This invention relates to caching data.
Caches improve the performance of microprocessors by storing copies of data that would otherwise be subject to frequent accesses from main memory. Because changes to the data in the cache are not immediately copied back to main memory, the version of data kept in main memory may not be correct. Because a cache typically uses memory chips that have faster access times than those used in main memory, a microprocessor can read and write data in its cache faster than in its main memory. Fast access cache memory chips cost more than slower access main memory chips and so a cache is typically smaller than main memory. Only a portion of the main memory data can reside in the cache at one time. Caches have circuitry to transfer data back and forth from main memory depending on which data the microprocessor is accessing. When data which the microprocessor needs to read or write is not in its cache, the cache decides whether to copy the data from main memory to the cache. Whole groups of contiguous words, known as "lines", are copied at one time into the cache. When the cache is full, lines being copied overwrite old lines.
Cache management is more complicated in multiprocessor systems in which, for example, one microprocessor runs a word processing system while another runs a data base, or two microprocessors run different tasks of a single data base program. Both processors may seek to access the same location in main memory, creating a conflict between the processors' caches.
In the known system illustrated in FIG. 1, the two processors CPU A 10 and CPU B 12 share a common level 2 cache 22. CPU A 10 and CPU B 12 are connected to a common host bus 14 by which they communicate with a cache/memory controller 16. The cache/memory controller manages access to main memory 18 by CPU A and CPU B and by other devices via a PCI bus 20. Each CPU has its own level 1 cache (not shown) which is typically on the same chip as the CPU and is not shared with the other CPU. CPU A and CPU B resolve ownership of the host bus via bus arbitration signals 24. Those same signals are used to resolve conflicts involving the level 1 caches in the two CPUs.
A typical known cache, shown in FIG. 2, has a cache memory 30 holding lines of data 32a-k, each including two or more words 34a-e. The number of lines in the cache and the number of words per line varies from cache to cache.
The typical known cache also includes a tag ram 36, which contains an address 38a-k and a status 40a-k for each line in the cache. Each address is an address in main memory corresponding to the data in the corresponding line in the cache. For example, address 38a may be the main memory address corresponding to the data in line 32a.

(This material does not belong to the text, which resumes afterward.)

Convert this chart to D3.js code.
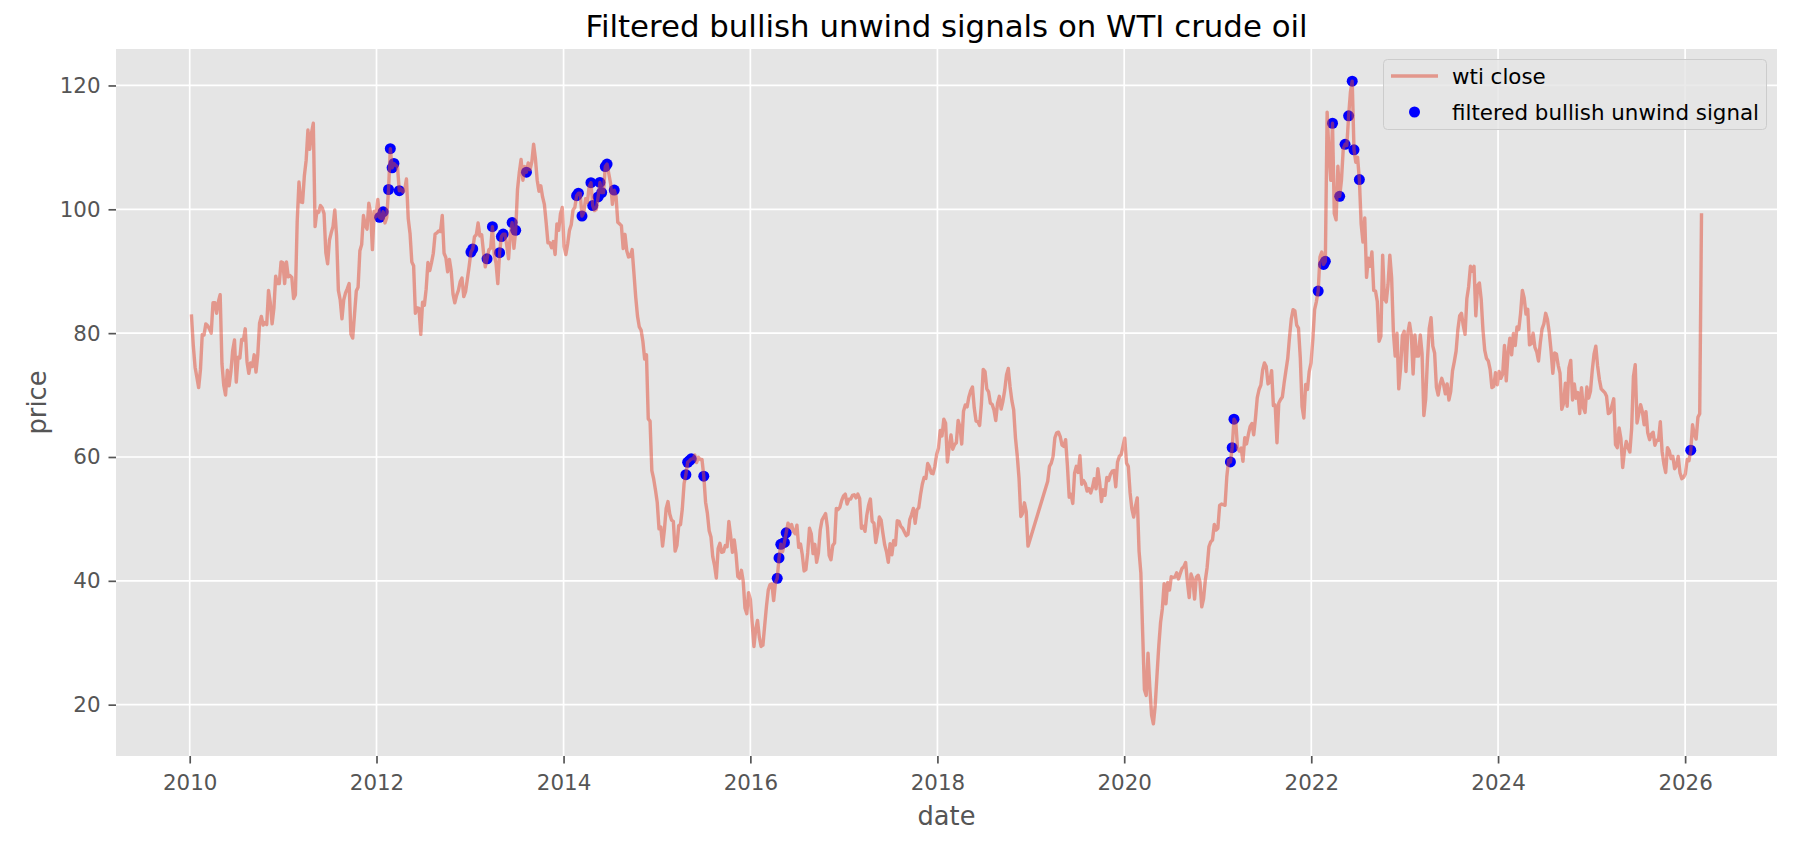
<!DOCTYPE html>
<html>
<head>
<meta charset="utf-8">
<script src="https://cdn.jsdelivr.net/npm/d3@7"></script>
<style>
  html, body { margin: 0; padding: 0; background: #ffffff; }
  svg { display: block; font-family: "DejaVu Sans", sans-serif; }
</style>
</head>
<body>
<svg id="chart" width="1804" height="845"></svg>
<script>
// ---------------- data ----------------
const chartTitle = "Filtered bullish unwind signals on WTI crude oil";
const seriesNames = ["wti close", "filtered bullish unwind signal"];
const xLabel = "date";
const yLabel = "price";
const xTickYears = [2010, 2012, 2014, 2016, 2018, 2020, 2022, 2024, 2026];
const yTicks = [20, 40, 60, 80, 100, 120];

// first weekly (Friday) observation of each year
const firstFridays = ["2010-01-08","2011-01-07","2012-01-06","2013-01-04","2014-01-03","2015-01-02",
  "2016-01-01","2017-01-06","2018-01-05","2019-01-04","2020-01-03","2021-01-01","2022-01-07",
  "2023-01-06","2024-01-05","2025-01-03","2026-01-02"];

// weekly WTI closes (null = week missing from the dataset)
const close2010 = [82.75,78.0,74.5,72.9,71.2,74.1,79.8,79.7,81.5,81.2,80.7,80.0,84.9,84.9,83.2,85.1,86.2,75.1,71.6,70.0,74.0,71.5,73.8,77.2,78.9,72.1,76.1,76.0,79.0,78.9,80.7,75.4,73.5,75.2,74.6,76.5,73.7,76.5,81.6,82.7,81.3,81.7,81.4,86.9,84.9,81.5,84.0,89.2,88.0,88.0,91.5,91.4];
const close2011 = [88.0,91.5,89.1,89.3,89.0,85.6,86.2,98.0,104.4,101.2,101.1,105.4,107.9,112.8,109.7,112.3,113.9,97.2,99.7,99.5,100.6,100.2,99.3,93.0,91.2,95.0,96.2,97.2,99.9,95.7,86.9,85.4,82.3,85.4,86.5,87.2,88.0,79.85,79.2,83.0,86.8,87.4,93.3,94.3,99.0,97.4,96.8,101.0,99.4,93.5,99.7,98.8];
const close2012 = [101.6,98.7,98.5,99.6,97.8,98.7,103.2,109.8,106.7,107.4,107.1,106.9,103.0,103.3,102.8,103.1,104.9,98.5,96.1,91.5,90.9,83.2,84.1,84.0,79.8,85.0,84.5,87.1,91.4,90.1,91.4,92.9,96.0,96.2,96.5,96.4,99.0,92.9,92.2,89.9,91.9,90.0,86.3,84.9,86.1,86.9,88.3,88.9,85.9,86.7,88.7,90.8];
const close2013 = [93.1,93.6,95.6,95.9,97.8,95.7,95.9,93.1,90.7,92.0,93.45,93.7,97.2,92.7,91.3,88.0,93.0,95.6,96.0,96.0,94.2,92.0,96.0,97.85,93.7,96.6,103.2,105.95,108.05,104.7,106.9,106.0,107.5,106.4,107.65,110.5,108.2,104.7,102.9,103.8,102.0,100.8,97.85,94.6,94.6,93.8,94.8,92.7,97.65,96.6,99.3,100.3];
const close2014 = [93.96,92.7,94.4,96.6,97.5,99.9,100.3,102.2,102.6,102.6,98.9,99.5,101.7,101.1,103.7,104.3,100.6,99.8,100.0,102.0,104.35,102.7,102.7,106.9,107.3,105.7,104.1,100.8,103.1,102.1,97.9,97.65,97.35,93.65,95.96,93.3,92.3,92.4,93.5,89.7,85.8,82.75,81.0,80.5,78.65,75.8,76.5,66.15,65.8,57.8,56.5,54.7];
const close2015 = [52.7,48.4,48.7,45.6,48.2,51.7,52.8,50.8,49.8,49.6,44.8,45.7,48.9,49.1,51.6,55.7,57.15,59.15,59.4,59.7,59.7,60.3,59.1,59.96,59.6,59.6,56.9,52.7,50.9,48.1,47.1,43.9,42.5,40.45,45.2,46.05,44.6,44.7,45.7,45.5,49.6,47.3,44.6,46.6,44.3,40.7,40.4,41.7,39.97,35.6,34.7,38.1];
const close2016 = [37.0,33.2,29.4,32.2,33.6,30.9,29.4,29.6,32.8,35.9,38.5,39.4,39.5,36.8,39.7,40.4,43.7,45.9,44.7,46.2,47.75,49.3,48.6,49.1,48.0,47.6,49.0,45.4,45.95,44.2,41.6,41.8,44.5,48.5,47.6,44.4,45.9,43.0,44.5,48.2,49.8,50.35,50.85,48.7,44.1,43.4,45.7,46.1,51.7,51.5,51.9,53.0,53.7];
const close2017 = [54.0,52.4,53.2,53.2,53.8,53.9,53.4,54.0,53.3,48.5,48.8,48.0,50.6,52.2,53.2,49.6,49.3,46.2,47.8,50.3,49.8,47.7,45.8,44.7,43.0,46.0,44.2,46.5,45.8,49.7,49.6,48.8,48.5,47.9,47.3,47.5,49.9,50.7,51.7,49.3,51.45,51.8,53.9,55.6,56.7,56.55,58.95,58.4,57.4,57.3,58.5,60.4];
const close2018 = [61.4,64.3,63.4,66.1,65.45,59.2,61.7,63.55,61.25,62.0,62.3,65.9,64.9,62.1,67.4,68.4,68.1,69.7,70.7,71.3,67.9,65.8,65.7,65.1,68.6,74.15,73.8,71.0,70.5,68.7,68.5,67.6,65.9,68.7,69.8,67.75,68.99,70.8,73.25,74.3,71.3,69.1,67.6,63.1,60.2,56.5,50.4,50.9,52.6,51.2,45.6,null];
const close2019 = [null,null,null,null,null,null,null,null,null,56.07,58.5,59.0,60.1,63.1,63.9,64.0,63.3,61.9,61.7,62.8,58.6,53.5,53.99,52.5,57.4,58.5,57.5,60.2,55.6,56.2,55.7,54.5,54.9,54.2,55.1,56.5,54.85,58.1,55.9,52.8,54.7,53.8,56.7,56.2,57.2,57.7,57.8,55.2,59.2,60.1,60.4,61.7];
const close2020 = [63.05,59.0,58.5,54.2,51.6,50.3,52.05,53.4,44.8,41.3,31.7,22.4,21.5,28.3,22.8,18.3,16.9,19.8,24.7,29.4,33.25,35.5,39.55,36.3,39.75,38.5,40.65,40.55,40.6,41.3,40.3,41.2,42.0,42.3,42.97,39.8,37.3,41.1,40.25,37.05,40.6,40.9,39.85,35.8,37.1,40.1,42.15,45.5,46.3,46.6,49.1,48.2];
const close2021 = [48.5,52.2,52.4,52.3,52.2,56.85,59.5,59.2,61.5,66.1,65.6,61.4,60.97,61.45,59.3,63.1,62.1,63.6,64.9,65.4,63.6,66.3,69.6,70.9,71.6,74.05,75.2,74.6,71.8,72.1,73.95,68.3,68.4,62.3,68.7,69.3,69.7,71.97,73.98,75.9,79.35,82.3,83.8,83.6,81.3,80.8,76.1,68.15,66.3,71.7,70.9,73.8,75.2];
const close2022 = [78.9,83.8,85.1,86.8,92.3,93.1,91.1,91.6,115.7,109.3,104.7,113.9,99.3,98.3,106.95,102.1,104.7,109.8,110.5,110.3,115.1,118.9,120.7,109.6,107.6,108.4,104.8,97.6,94.7,98.6,89.0,92.1,90.8,93.1,86.9,86.8,85.1,78.7,79.5,92.6,85.6,85.05,87.9,92.6,88.96,80.1,76.3,79.98,71.0,74.3,79.6,80.3];
const close2023 = [73.8,79.9,81.6,79.7,73.4,79.7,76.3,76.3,79.7,76.7,66.7,69.3,75.7,80.7,82.5,77.9,76.8,71.3,70.0,71.7,72.7,71.7,70.2,71.8,69.2,70.6,73.9,75.4,77.1,80.6,82.8,83.2,81.25,79.8,85.55,87.5,90.8,90.0,90.8,82.8,87.7,88.1,85.5,80.5,77.2,75.9,75.5,74.1,71.2,71.4,73.6,71.65];
const close2024 = [73.8,72.7,73.4,78.0,72.3,76.8,79.2,76.5,79.97,78.0,81.0,80.6,83.2,86.9,85.7,83.1,83.85,78.1,78.3,80.0,77.7,77.0,75.5,78.45,80.7,81.5,83.2,82.2,80.1,77.2,73.5,76.8,76.65,74.8,73.55,67.7,68.65,71.9,68.2,74.4,75.6,69.2,71.8,69.5,70.4,67.0,71.2,68.0,67.2,71.3,69.5,70.6];
const close2025 = [73.96,76.6,77.9,74.7,72.5,71.0,70.7,70.4,69.8,67.0,67.2,68.3,69.4,61.99,61.5,64.7,63.0,58.3,61.0,62.5,61.5,60.8,64.6,72.98,74.9,65.5,67.0,68.45,67.3,65.2,67.3,63.9,62.8,63.7,64.0,61.9,62.7,62.7,65.7,60.9,58.9,57.5,61.5,60.98,59.75,60.1,58.1,58.6,60.1,57.4,56.5,56.7];
const close2026 = [57.3,59.6,59.4,61.1,65.2,63.6,62.9,66.4,67.0,99.1];

// weeks flagged as filtered bullish unwind signals
const signalDates = ["2012-01-13","2012-01-27","2012-02-17","2012-02-24","2012-03-02","2012-03-09","2012-03-30",
  "2013-01-04","2013-01-11","2013-03-08","2013-03-29","2013-04-26","2013-05-03","2013-05-10","2013-06-14","2013-06-28","2013-08-09",
  "2014-02-21","2014-02-28","2014-03-14","2014-04-18","2014-04-25","2014-05-16","2014-05-23","2014-05-30","2014-06-13","2014-06-20","2014-07-18",
  "2015-04-24","2015-05-01","2015-05-08","2015-05-15","2015-07-03",
  "2016-04-15","2016-04-22","2016-04-29","2016-05-13","2016-05-20",
  "2021-02-19","2021-02-26","2021-03-05",
  "2022-01-28","2022-02-18","2022-02-25","2022-03-25","2022-04-22","2022-05-13","2022-05-27","2022-06-10","2022-06-17","2022-07-08",
  "2026-01-23"];

// ---------------- build ----------------
const yearCloses = [close2010,close2011,close2012,close2013,close2014,close2015,close2016,close2017,
  close2018,close2019,close2020,close2021,close2022,close2023,close2024,close2025,close2026];
const parse = d3.utcParse("%Y-%m-%d");
const fmt = d3.utcFormat("%Y-%m-%d");
const series = [];
yearCloses.forEach((arr, k) => {
  const start = parse(firstFridays[k]);
  arr.forEach((v, i) => {
    if (v !== null) series.push({ date: d3.utcDay.offset(start, 7 * i), close: v });
  });
});
const byDate = new Map(series.map(d => [fmt(d.date), d]));
const signals = signalDates.map(s => byDate.get(s)).filter(Boolean);

// ---------------- layout ----------------
const plot = { left: 116, right: 1777, top: 49, bottom: 756 };
const colors = { bg: "#E5E5E5", grid: "#FFFFFF", tick: "#555555", line: "#E24A33", dot: "#0000FF" };
const fs = { tick: "21.4px", label: "25.7px", title: "30.8px", legend: "21.4px" };

const svg = d3.select("#chart");

const [x0, x1] = d3.extent(series, d => d.date);
const xpad = (x1 - x0) * 0.05;
const x = d3.scaleUtc().domain([new Date(+x0 - xpad), new Date(+x1 + xpad)]).range([plot.left, plot.right]);
const [y0, y1] = d3.extent(series, d => d.close);
const ypad = (y1 - y0) * 0.05;
const y = d3.scaleLinear().domain([y0 - ypad, y1 + ypad]).range([plot.bottom, plot.top]);

const xTickDates = xTickYears.map(yr => new Date(Date.UTC(yr, 0, 1)));

// background
svg.append("rect").attr("x", plot.left).attr("y", plot.top)
  .attr("width", plot.right - plot.left).attr("height", plot.bottom - plot.top)
  .attr("fill", colors.bg);

// grid
const grid = svg.append("g");
grid.selectAll("line.gx").data(xTickDates).join("line")
  .attr("x1", d => x(d)).attr("x2", d => x(d))
  .attr("y1", plot.top).attr("y2", plot.bottom)
  .attr("stroke", colors.grid).attr("stroke-width", 1.7);
grid.selectAll("line.gy").data(yTicks).join("line")
  .attr("y1", d => y(d)).attr("y2", d => y(d))
  .attr("x1", plot.left).attr("x2", plot.right)
  .attr("stroke", colors.grid).attr("stroke-width", 1.7);

// axes
const xAxis = svg.append("g").attr("transform", `translate(0,${plot.bottom})`)
  .call(d3.axisBottom(x).tickValues(xTickDates).tickFormat(d3.utcFormat("%Y")).tickSize(7.5).tickPadding(7));
const yAxis = svg.append("g").attr("transform", `translate(${plot.left},0)`)
  .call(d3.axisLeft(y).tickValues(yTicks).tickSize(7.5).tickPadding(8));
[xAxis, yAxis].forEach(g => {
  g.select(".domain").remove();
  g.selectAll(".tick line").attr("stroke", colors.tick).attr("stroke-width", 1.7);
  g.selectAll(".tick text").attr("fill", colors.tick)
    .style("font-family", "'DejaVu Sans', sans-serif").style("font-size", fs.tick);
});
xAxis.selectAll(".tick text").attr("y", 34).attr("dy", null);

// scatter (below line, like matplotlib zorder)
svg.append("g").selectAll("circle").data(signals).join("circle")
  .attr("cx", d => x(d.date)).attr("cy", d => y(d.close)).attr("r", 5.5)
  .attr("fill", colors.dot);

// price line
const line = d3.line().x(d => x(d.date)).y(d => y(d.close));
svg.append("path").datum(series)
  .attr("d", line).attr("fill", "none")
  .attr("stroke", colors.line).attr("stroke-opacity", 0.5)
  .attr("stroke-width", 3.4).attr("stroke-linejoin", "round").attr("stroke-linecap", "square");

// title and labels
const cx = (plot.left + plot.right) / 2;
svg.append("text").attr("x", cx).attr("y", 37).attr("text-anchor", "middle")
  .style("font-size", fs.title).attr("fill", "#000").text(chartTitle);
svg.append("text").attr("x", cx).attr("y", 825).attr("text-anchor", "middle")
  .style("font-size", fs.label).attr("fill", colors.tick).text(xLabel);
svg.append("text").attr("transform", `translate(46,${(plot.top + plot.bottom) / 2}) rotate(-90)`)
  .attr("text-anchor", "middle").style("font-size", fs.label).attr("fill", colors.tick).text(yLabel);

// legend
const lg = svg.append("g");
lg.append("rect").attr("x", 1383.5).attr("y", 59.5).attr("width", 383).attr("height", 70)
  .attr("rx", 4).attr("fill", colors.bg).attr("fill-opacity", 0.8)
  .attr("stroke", "#CCCCCC").attr("stroke-width", 1);
lg.append("line").attr("x1", 1391).attr("x2", 1438).attr("y1", 76).attr("y2", 76)
  .attr("stroke", colors.line).attr("stroke-opacity", 0.5).attr("stroke-width", 3.4);
lg.append("circle").attr("cx", 1414.5).attr("cy", 112).attr("r", 5.5).attr("fill", colors.dot);
lg.append("text").attr("x", 1452).attr("y", 83.5).style("font-size", fs.legend).attr("fill", "#000").text(seriesNames[0]);
lg.append("text").attr("x", 1452).attr("y", 119.5).style("font-size", fs.legend).attr("fill", "#000").text(seriesNames[1]);
</script>
</body>
</html>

The status indicates the validity of the data in the corresponding line. For example, status 40a may contain the status for line 32a. Each status can have one of four values: (1) "modify", which means that a CPU has modified one or more words in the corresponding line, leaving the data in main memory corresponding to that line "stale"; (2) "exclusive", which means that the data is available in only one cache and it is not modified; (3) "shared", which means that the data in the corresponding line is potentially shared with other caches in the system; and (4) "invalid", which means that the data in the corresponding line of the cache is invalid.
Because each CPU has its own cache, the possibility exists for conflict between the caches such as, for example, if CPU B changes data in its cache without changing main memory and CPU A attempts to read the same data from main memory into its cache. Unless the CPUs resolve this conflict, i.e. as shown in FIG. 3 for a known system, CPU A will process stale data. Assume CPU A has control of the host bus, i.e. is the "host master", so CPU A attempts to read from its level 1 cache. CPU A experiences a "read miss", meaning that its level 1 cache does not contain a line corresponding to the address sought to be accessed 52. CPU A tries to read the corresponding line of data from the level 2 cache or from main memory 56 and notifies CPU B of the impending read via the bus arbitration signals. CPU B detects that its level 1 cache contains the line CPU A is about to read and that the status of the line is "modify" which means that the data CPU A is attempting to read from the level 2 cache or main memory is stale. This is called a "hit on modify." CPU B notifies CPU A that the read is to a data line with stale data 58. CPU A completes the read from the level 2 cache or main memory through the cache/memory controller and discards the stale data 60. CPU A transfers control of the host bus to CPU B 62. CPU B writes the modified line to main memory through the cache/memory controller and changes the status of the modified line to "shared" 64. CPU A transfers control of the host memory back to CPU A 66. CPU A reads a line of data into its L1 cache from main memory through the cache/memory controller 68. CPU A then completes the read from its level 1 cache 70. CPU A and B change the status of the line in their L1 caches to "shared."
A similar sequence occurs if CPU A experiences a write miss to its L1 cache 72. The operation follows the same logic described above for steps 56, 58, 60, 62, 64, 66 and 68, except that in step 64 CPU B changes the status of the requested line in its L1 cache to "invalid" because it knows CPU A is about to write to that line. After CPU A reads the line of data into its L1 cache from main memory, it performs the write to its L1 cache and changes the status of the line in its L1 cache to "modified" 74.